A Comparison of search templates for gravitational waves from binary inspiral

TL;DR

This paper compares different gravitational wave search templates, demonstrating that effective-one-body templates significantly improve detection for high-mass binaries by including the plunge phase, and confirms the value of resummation methods.

Contribution

It introduces and evaluates effective-one-body templates that incorporate the plunge phase, showing their superiority over traditional post-Newtonian templates for certain binary masses.

Findings

Effective-one-body templates enhance signal-to-noise ratio for >30 M_sun binaries.

Resummation methods are validated as useful for template construction.

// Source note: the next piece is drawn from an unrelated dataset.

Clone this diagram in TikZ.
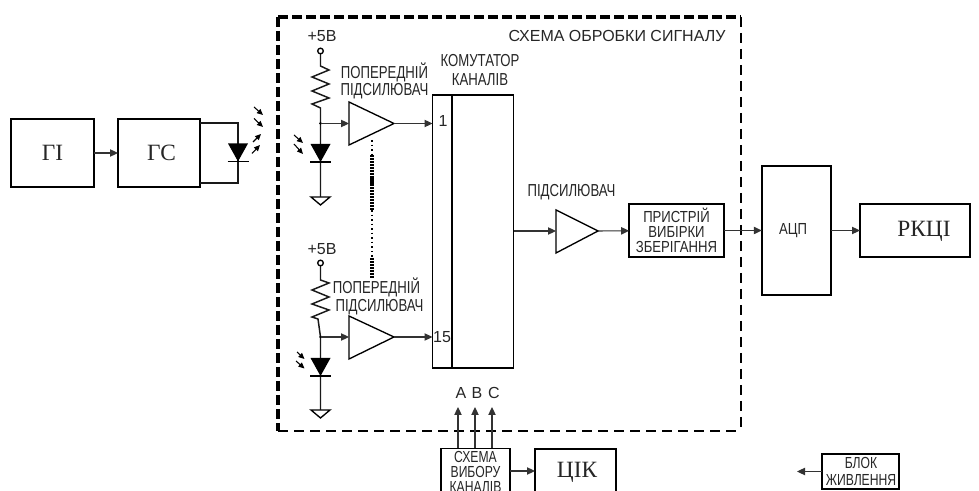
\documentclass[tikz,border=0pt]{standalone}
\usepackage{fontspec}
\setmainfont{Liberation Serif}
\setsansfont{Liberation Sans}
\newfontfamily\cond[FakeStretch=0.76]{Liberation Sans}
\newfontfamily\condb[FakeStretch=0.82]{Liberation Sans}
\newfontfamily\condc[FakeStretch=0.76]{Liberation Sans}
\usetikzlibrary{arrows.meta}
\tikzset{
  px/.style={x=0.75pt,y=-0.75pt},
  blk/.style={draw=black,line width=1.2pt,fill=white,inner sep=0pt,outer sep=0pt},
  con/.style={draw=black!80,line width=0.8pt,-{Triangle[length=6pt,width=5.5pt]},shorten >=0pt},
  wire/.style={draw=black!90,line width=0.9pt},
  ray/.style={draw=black,line width=0.8pt,-{Triangle[length=4.5pt,width=4pt]}},
  amp/.style={draw=black,line width=1pt,fill=white,line join=miter},
  lab/.style={font=\cond\fontsize{13}{13}\selectfont,inner sep=0pt,text=black!85},
  lab2/.style={font=\condb\fontsize{12}{12}\selectfont,inner sep=0pt,text=black!85},
  lab3/.style={font=\condc\fontsize{12}{12}\selectfont,inner sep=0pt,text=black!85},
  sans/.style={font=\sffamily\fontsize{12}{12}\selectfont,inner sep=0pt,text=black!85},
  big/.style={font=\rmfamily\fontsize{17.5}{18}\selectfont,inner sep=0pt,text=black!85},
  diodepic/.pic={
    \fill[black] (-10,-18) -- (10,-18) -- (0,0) -- cycle;
    \draw[black,line width=1.1pt] (-10.5,0) -- (10.5,0);
  },
  gndpic/.pic={
    \draw[black,line width=1pt,fill=white] (-9.5,0) -- (9.5,0) -- (0,8) -- cycle;
  },
  termpic/.pic={
    \draw[black,line width=1pt,fill=white] (0,0) circle (2.8);
  }
}
\begin{document}
\begin{tikzpicture}[px]
\useasboundingbox (0,0) rectangle (979,491);
\clip (0,0) rectangle (979,491);
\fill[white] (0,0) rectangle (979,491);

% dashed frame
\coordinate (fTL) at (278,17);
\coordinate (fTR) at (741,17);
\coordinate (fBR) at (741,431);
\coordinate (fBL) at (278,431);
\draw[black,line width=2.6pt,dash pattern=on 7.5pt off 3pt] (fTL) -- (fTR);
\draw[black,line width=2.6pt,dash pattern=on 7.5pt off 3pt] (fTL) -- (fBL);
\draw[black,line width=1.7pt,dash pattern=on 7.5pt off 4.5pt] (fBL) -- (fBR);
\draw[black,line width=1.5pt,dash pattern=on 7.5pt off 4.5pt] (fTR) -- (fBR);
\node[sans,anchor=center] (ftitle) at (617,36) {СХЕМА ОБРОБКИ СИГНАЛУ};

% source blocks
\node[blk,minimum width=62pt,minimum height=51pt,big] (gi) at (52.5,153) {ГІ};
\node[blk,minimum width=61.5pt,minimum height=51pt] (gs) at (159,153) {};
\node[big,anchor=center] (gst) at (161.5,153) {ГС};
\draw[con] (gi) -- (gs);
\coordinate (led) at (238,161.5);
\coordinate (ledT) at (238,123);
\coordinate (ledB) at (238,183);
\coordinate (gsT) at (200,123);
\coordinate (gsB) at (200,183);
\draw[wire,line width=1.1pt] (gsT) -- (ledT) -- (ledB) -- (gsB);
\pic at (led) {diodepic};
\draw[ray] (254,107) -- (263,115);
\draw[ray] (254,118.5) -- (263,127);
\draw[ray] (253,142) -- (261,134);
\draw[ray] (252,153.5) -- (260,145);

% channel 1
\node[sans,anchor=center] (v1) at (322,36) {+5В};
\coordinate (t1) at (320.5,51);
\coordinate (r1a) at (320.5,66);
\coordinate (r1b) at (320.5,108);
\coordinate (n1) at (320.5,123.5);
\coordinate (d1) at (320.5,162);
\coordinate (g1) at (320.5,197);
\draw[wire,line width=1.1pt] (t1) -- (r1a) -- (329,70) -- (312,77) -- (329,84) -- (312,91) -- (329,98) -- (312,104) -- (r1b) -- (n1) -- (g1);
\pic at (t1) {termpic};
\pic at (d1) {diodepic};
\pic at (g1) {gndpic};
\draw[ray] (294,135) -- (303,143);
\draw[ray] (294,144) -- (303,154);
\fill[black] (n1) circle (1.5);
\coordinate (a1in) at (349,123.5);
\coordinate (a1out) at (394,123.5);
\draw[amp] (349,102) -- (a1out) -- (349,145) -- cycle;
\draw[con] (n1) -- (a1in);
\node[lab,anchor=center] (l1a) at (384.5,72) {ПОПЕРЕДНІЙ};
\node[lab,anchor=center] (l1b) at (384.5,91) {ПІДСИЛЮВАЧ};

% channel 15
\node[sans,anchor=center] (v2) at (322,249) {+5В};
\coordinate (t2) at (320.5,263);
\coordinate (r2a) at (320.5,280);
\coordinate (r2b) at (318,319);
\coordinate (n2) at (320.5,337);
\coordinate (d2) at (320.5,376);
\coordinate (g2) at (320.5,410);
\draw[wire,line width=1.1pt] (t2) -- (r2a) -- (329,283) -- (312,290) -- (329,297) -- (312,304) -- (329,310) -- (312,317) -- (r2b) -- (n2) -- (g2);
\pic at (t2) {termpic};
\pic at (d2) {diodepic};
\pic at (g2) {gndpic};
\draw[ray] (297,352) -- (304.5,359);
\draw[ray] (296,361) -- (304.5,368.5);
\fill[black] (n2) circle (1.5);
\coordinate (a2in) at (349,337);
\coordinate (a2out) at (394,337);
\draw[amp] (349,316) -- (a2out) -- (349,359) -- cycle;
\draw[con] (n2) -- (a2in);
\node[lab,anchor=center] (l2a) at (376.5,287) {ПОПЕРЕДНІЙ};
\node[lab,anchor=center] (l2b) at (379.5,307) {ПІДСИЛЮВАЧ};

% dotted link between channels
\coordinate (dA) at (372,140);
\coordinate (dB) at (372,155);
\coordinate (dC) at (372,210);
\coordinate (dD) at (372,258);
\coordinate (dE) at (372,278);
\draw[black,line width=1.1pt,dash pattern=on 1.2pt off 2.2pt] (dA) -- (dB);
\draw[black,line width=2.6pt,dash pattern=on 1.6pt off 0.6pt] (dB) -- (dC);
\draw[black,line width=1.1pt,dash pattern=on 1.2pt off 2.2pt] (dC) -- (dD);
\draw[black,line width=2.6pt,dash pattern=on 1.6pt off 0.6pt] (dD) -- (dE);

% commutator
\node[blk,minimum width=60.75pt,minimum height=204.75pt] (kom) at (473,231.5) {};
\draw[black,line width=1.2pt] (452,95) -- (452,368);
\coordinate (kin1) at (432.5,123.5);
\coordinate (kin2) at (432.5,337);
\coordinate (kout) at (513.5,231);
\draw[con] (a1out) -- (kin1);
\draw[con] (a2out) -- (kin2);
\node[sans,anchor=center] (c1) at (443,121) {1};
\node[sans,anchor=center] (c15) at (442,337) {15};
\node[lab,anchor=center] (kt1) at (480,61) {КОМУТАТОР};
\node[lab,anchor=center] (kt2) at (480,80) {КАНАЛІВ};

% amplifier
\node[lab,anchor=center] (ampl) at (571.5,192) {ПІДСИЛЮВАЧ};
\coordinate (a3in) at (556,231);
\coordinate (a3out) at (598,231);
\draw[amp] (556,210) -- (a3out) -- (556,253) -- cycle;
\draw[con] (kout) -- (a3in);

\node[blk,minimum width=71pt,minimum height=39.5pt] (vz) at (676.5,230.5) {};
\node[lab2,anchor=center] (vz1) at (676.5,215) {ПРИСТРІЙ};
\node[lab2,anchor=center] (vz2) at (676.5,232) {ВИБІРКИ};
\node[lab2,anchor=center] (vz3) at (676.5,246.5) {ЗБЕРІГАННЯ};
\draw[con] (a3out) -- (vz);

\node[blk,minimum width=52pt,minimum height=97pt] (adc) at (796.5,230.5) {};
\node[lab2,anchor=center] (adct) at (793,231) {АЦП};
\draw[con] (vz) -- (adc);
\node[blk,minimum width=82.5pt,minimum height=39.5pt] (rk) at (915,230.5) {};
\node[big,anchor=center] (rkt) at (924,231) {РКЦІ};
\draw[con] (adc) -- (rk);

% selector
\node[sans,anchor=center] (la) at (461,393) {A};
\node[sans,anchor=center] (lb) at (477,393) {B};
\node[sans,anchor=center] (lc) at (494,393) {C};
\node[blk,minimum width=52pt,minimum height=40pt] (sel) at (475.5,475) {};
\node[lab3,anchor=center] (s1) at (475.5,457) {СХЕМА};
\node[lab3,anchor=center] (s2) at (475.5,472) {ВИБОРУ};
\node[lab3,anchor=center] (s3) at (475.5,487) {КАНАЛІВ};
\coordinate (ca) at (458,407);
\coordinate (cb) at (475,407);
\coordinate (cc) at (492,407);
\draw[con] (sel.north -| ca) -- (ca);
\draw[con] (sel.north -| cb) -- (cb);
\draw[con] (sel.north -| cc) -- (cc);
\node[blk,minimum width=61pt,minimum height=40pt] (cik) at (575.5,475.5) {};
\node[big,anchor=center] (cikt) at (577,472.5) {ЦІК};
\coordinate (seln) at (510,471);
\coordinate (cikn) at (535,471);
\draw[con] (seln) -- (cikn);

% power
\node[blk,minimum width=58pt,minimum height=26pt] (pw) at (860.5,471.5) {};
\node[lab3,anchor=center] (p1) at (861,463) {БЛОК};
\node[lab3,anchor=center] (p2) at (861,480) {ЖИВЛЕННЯ};
\coordinate (pwfree) at (797,471.5);
\draw[con] (pw) -- (pwfree);
\end{tikzpicture}
\end{document}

Including the plunge phase improves detection prospects for high-mass systems.

Abstract

We compare the performances of the templates defined by three different types of approaches: traditional post-Newtonian templates (Taylor-approximants), ``resummed'' post-Newtonian templates assuming the adiabatic approximation and stopping before the plunge (P-approximants), and further ``resummed'' post-Newtonian templates going beyond the adiabatic approximation and incorporating the plunge with its transition from the inspiral (Effective-one-body approximants). The signal to noise ratio is significantly enhanced (mainly because of the inclusion of the plunge signal) by using these new effective-one-body templates relative to the usual post-Newtonian ones for binary masses greater than $ 30 M_\odot$, the most likely sources for initial laser interferometers. Independently of the question of the plunge signal, the comparison of the various templates confirms the usefulness of using resummation methods. The paper also summarizes the key elements of the construction of various templates and thus can serve as a resource for those involved in writing inspiral search software.